In Berlin gibt es künftig für Kultureinrichtungen und Künstler eine Anlaufstelle zum Thema Antisemitismus. Ziel des Projekts „Open Arts Hub Berlin“ ist es, bei der Entwicklung von Kulturprojekten und Programmen beratend zur Seite zu stehen, um antisemitische Vorfälle zu vermeiden. Berlins Kultursenator Joe Chialo (CDU) sagte am Freitag in Berlin, mit dem bundesweit bislang einmaligen Projekt werde eine wichtige Lücke in der Kulturlandschaft im Kampf gegen Judenfeindlichkeit geschlossen.

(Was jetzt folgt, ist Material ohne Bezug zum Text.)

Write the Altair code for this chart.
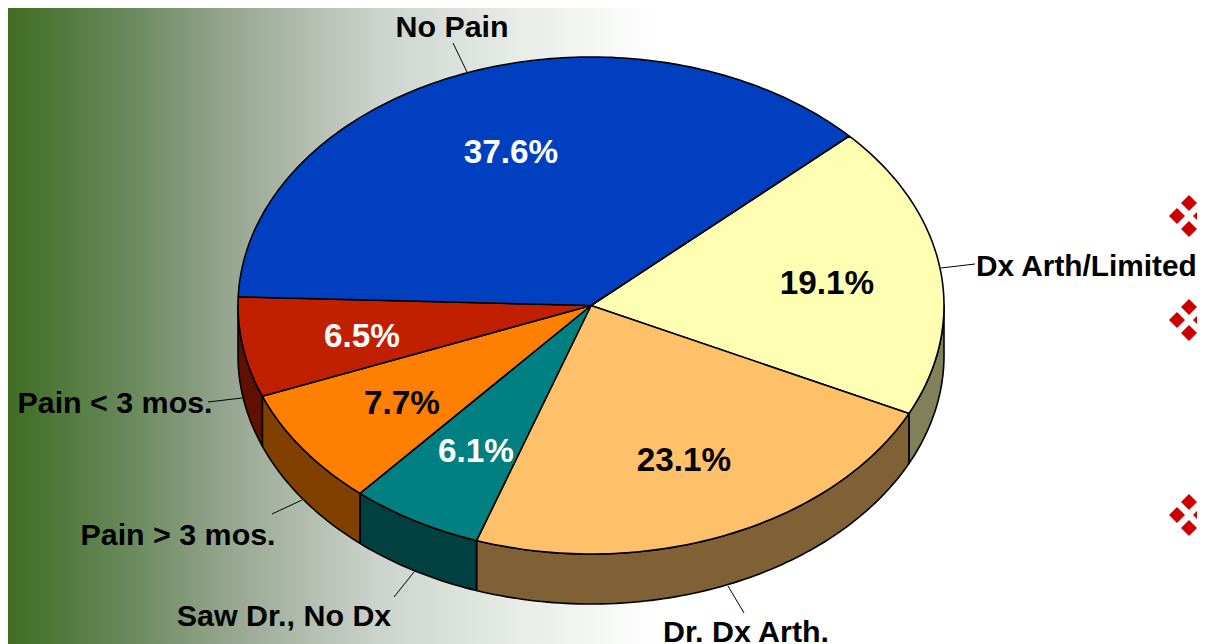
import math
import altair as alt
import pandas as pd

# ---- pie data (clockwise, beginning after the "No Pain" slice) ----
categories = ["Dx Arth/Limited", "Dr. Dx Arth.", "Saw Dr., No Dx", "Pain > 3 mos.", "Pain < 3 mos.", "No Pain"]
values = [19.1, 23.1, 6.1, 7.7, 6.5, 37.6]
top_colors = ["#FFFFB3", "#FFC06A", "#008080", "#FF8000", "#C02000", "#0040C0"]
side_colors = ["#80805A", "#806035", "#004040", "#804000", "#601000", "#002060"]
pct_labels = ["19.1%", "23.1%", "6.1%", "7.7%", "6.5%", "37.6%"]
pct_colors = ["black", "black", "white", "black", "white", "white"]
pct_x = [827, 684, 476, 402, 362, 511]
pct_y = [283.5, 460.5, 451.5, 403.5, 336.5, 152.5]
label_x = [976, 746, 284, 178, 115, 452]
label_y = [267, 633, 617, 536, 404, 28]
label_align = ["left", "center", "center", "center", "center", "center"]
leader_x = [941, 728, 414, 302, 242, 467]
leader_y = [268, 586, 572, 500, 398, 72]
leader_x2 = [975, 744, 394, 272, 208, 453]
leader_y2 = [264, 613, 597, 514, 402, 43]
bullet_cx = [1189, 1189, 1189]
bullet_cy = [216, 320, 515]
diamond_dx = [0, -12, 0, 12]
diamond_dy = [-13, 0, 13, 0]
grad_offsets = [0.0, 0.2, 0.35, 0.57, 0.8, 1.0]
grad_colors = ["#3D6B1F", "#6A8A5E", "#97A690", "#CCD2CC", "#E9EEE9", "#FFFFFF"]

# ---- pie geometry, in page pixels ----
CX, CY, RX, RY, DEPTH, START = 591, 305.5, 353, 248.5, 50, 47.0
PAGE = 8
W, H = 1189, 636


def rim(t, dy=0):
    a = math.radians(t)
    return [CX + RX * math.sin(a), CY - RY * math.cos(a) + dy]


def arc(t0, t1, dy=0):
    n = max(2, int(abs(t1 - t0)) + 2)
    return [rim(t0 + (t1 - t0) * i / (n - 1), dy) for i in range(n)]


def feature(ring, fill):
    return {"type": "Feature", "properties": {"fill": fill},
            "geometry": {"type": "Polygon", "coordinates": [ring + [ring[0]]]}}


tops, sides = [], []
a0 = START
for i, v in enumerate(values):
    a1 = START + 360 if i == len(values) - 1 else a0 + v * 3.6
    tops.append(feature([[CX, CY]] + arc(a0, a1), top_colors[i]))
    lo, hi = max(a0, 90), min(a1, 270)
    if hi > lo:
        sides.append(feature(arc(lo, hi) + arc(hi, lo, DEPTH), side_colors[i]))
    a0 = a1

x_scale = alt.Scale(domain=[PAGE, PAGE + W], range=[0, W], nice=False, zero=False)
y_scale = alt.Scale(domain=[PAGE, PAGE + H], range=[0, H], nice=False, zero=False)
X = lambda f: alt.X(f, type="quantitative", scale=x_scale, axis=None)
Y = lambda f: alt.Y(f, type="quantitative", scale=y_scale, axis=None)

gradient = alt.Gradient(
    gradient="linear", x1=0, x2=1, y1=0, y2=0,
    stops=[alt.GradientStop(offset=o, color=c) for o, c in zip(grad_offsets, grad_colors)],
)
background = alt.Chart(pd.DataFrame({"x": [0], "x2": [660], "y": [0], "y2": [660]})).mark_rect(
    color=gradient, clip=True
).encode(x=X("x"), x2="x2", y=Y("y"), y2="y2")

leaders = alt.Chart(pd.DataFrame({"x": leader_x, "x2": leader_x2, "y": leader_y, "y2": leader_y2})).mark_rule(
    color="black", strokeWidth=1
).encode(x=X("x"), x2="x2", y=Y("y"), y2="y2")


def geo(features):
    return alt.Chart(alt.Data(values=features)).mark_geoshape(
        stroke="black", strokeWidth=1.6, strokeJoin="round"
    ).encode(color=alt.Color("properties.fill:N", scale=None)).project(
        type="identity", scale=1, translate=[-PAGE, -PAGE]
    )


label_df = pd.DataFrame({"t": categories, "x": label_x, "y": label_y, "a": label_align})
labels = [
    alt.Chart(label_df[label_df.a == a]).mark_text(
        font="Liberation Sans", fontWeight="bold", fontSize=s, color="black", align=a, baseline="middle"
    ).encode(x=X("x"), y=Y("y"), text="t:N")
    for a, s in [("left", 29.8), ("center", 30.4)]
]

pct = alt.Chart(pd.DataFrame({"t": pct_labels, "x": pct_x, "y": pct_y, "c": pct_colors})).mark_text(
    font="Liberation Sans", fontWeight="bold", fontSize=33.3, align="center", baseline="middle"
).encode(x=X("x"), y=Y("y"), text="t:N", color=alt.Color("c:N", scale=None))

bullet_rows = [
    {"x": cx + dx, "y": cy + dy}
    for cx, cy in zip(bullet_cx, bullet_cy)
    for dx, dy in zip(diamond_dx, diamond_dy)
]
bullets = alt.Chart(pd.DataFrame(bullet_rows)).mark_point(
    shape="diamond", filled=True, color="#CC0000", opacity=1, size=256, clip=True
).encode(x=X("x"), y=Y("y"))

chart = alt.layer(background, leaders, geo(sides), geo(tops), labels[0], labels[1], pct, bullets).properties(
    width=W, height=H, padding=0, background="white",
    autosize=alt.AutoSizeParams(type="none"),
).configure_view(stroke=None)

chart.save("out.html", embed_options={"renderer": "svg", "actions": False})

Finanziert wird die Beratungsstelle von seinem Haus mit etwas über 500.000 Euro, sagte Chialo. Diese stammen aus dem mit zehn Millionen Euro ausgestatteten Projektfonds gegen Antisemitismus. Geplant sind jeweils zwei Mitarbeiterstellen bei den beiden Trägervereinen Ofek, einer Beratungsstelle für Betroffene antisemitischer Vorfälle, und dem Institut für Neue Soziale Plastik. Beim Institut werden nach eigenen Angaben bislang insbesondere künstlerische Projekte aus jüdischer Perspektive entwickelt.
„Open Arts Hub Berlin“ soll neben der Beratung von Künstlern und Einrichtungen auch Workshops und Runde Tische anbieten sowie die Vernetzung jüdischer und israelischer Künstlerinnen und Künstler fördern. Chialo zeigte sich überzeugt, dass die Beratungsstelle trotz des Sparkurses des Senates auch in den kommenden Jahren finanziert werden kann.
Ergänzt werden soll die künftige Arbeit durch die Expertise der Mobilen Beratung gegen Rechtsextremismus Berlin (MBR) und der Recherche- und Informationsstelle Antisemitismus (RIAS) Berlin. MBR hat bereits nach eigenen Angaben Kulturinstitutionen bei der Auseinandersetzung mit Antisemitismus, Rechtsextremismus, Rassismus und Verschwörungsideologien unterstützt. RIAS ist ein stadtweites Meldenetzwerk für antisemitische Vorfälle.
Institutsleiterin Stella Leder betonte, dass mit der neuen Beratungsstelle die vorhandene Expertise der beteiligten Vereine gebündelt werde. Ofek-Geschäftsführerin Marina Chernivsky kritisierte, dass bis heute Kultureinrichtungen in ihren Programmen oft nicht inklusiv für die jüdische Bevölkerung seien. Beide berichteten, dass sie schon Theater- und Filmproduktionen beraten haben, unter anderem nach Boykottaufrufen und Shitstorms in den sozialen Medien. Chernivsky betonte, bei der Beratung von Projekten gebe es keine Eingriffe in die künstlerische Freiheit.
Die Eröffnung der neuen Beratungsstelle fällt zusammen mit Fördergeldkürzungen für andere Berliner Projekte gegen Antisemitismus, wie etwa für die Kreuzberger Initiative gegen Antisemitismus und das muslimisch-jüdische Dialogprojekt „meet2respect“ durch die Senatsbildungsverwaltung. Chialo betonte, es gebe derzeit Gespräche zwischen mehreren Senatsverwaltungen, um die Projekte auch in Zukunft zu fördern. Das Thema Antisemitismus werde vom Senat weiter prioritär behandelt.
Mit Blick auf die vor gut einem Jahr von Chialo zurückgezogene umstrittene Antidiskriminierungsklausel für öffentlich geförderte Kultureinrichtungen sagte er, er gehe davon aus, dass eine neu formulierte „Demokratieklausel“ noch in diesem Jahr komme. Die Federführung dazu liege bei der Senatskanzlei.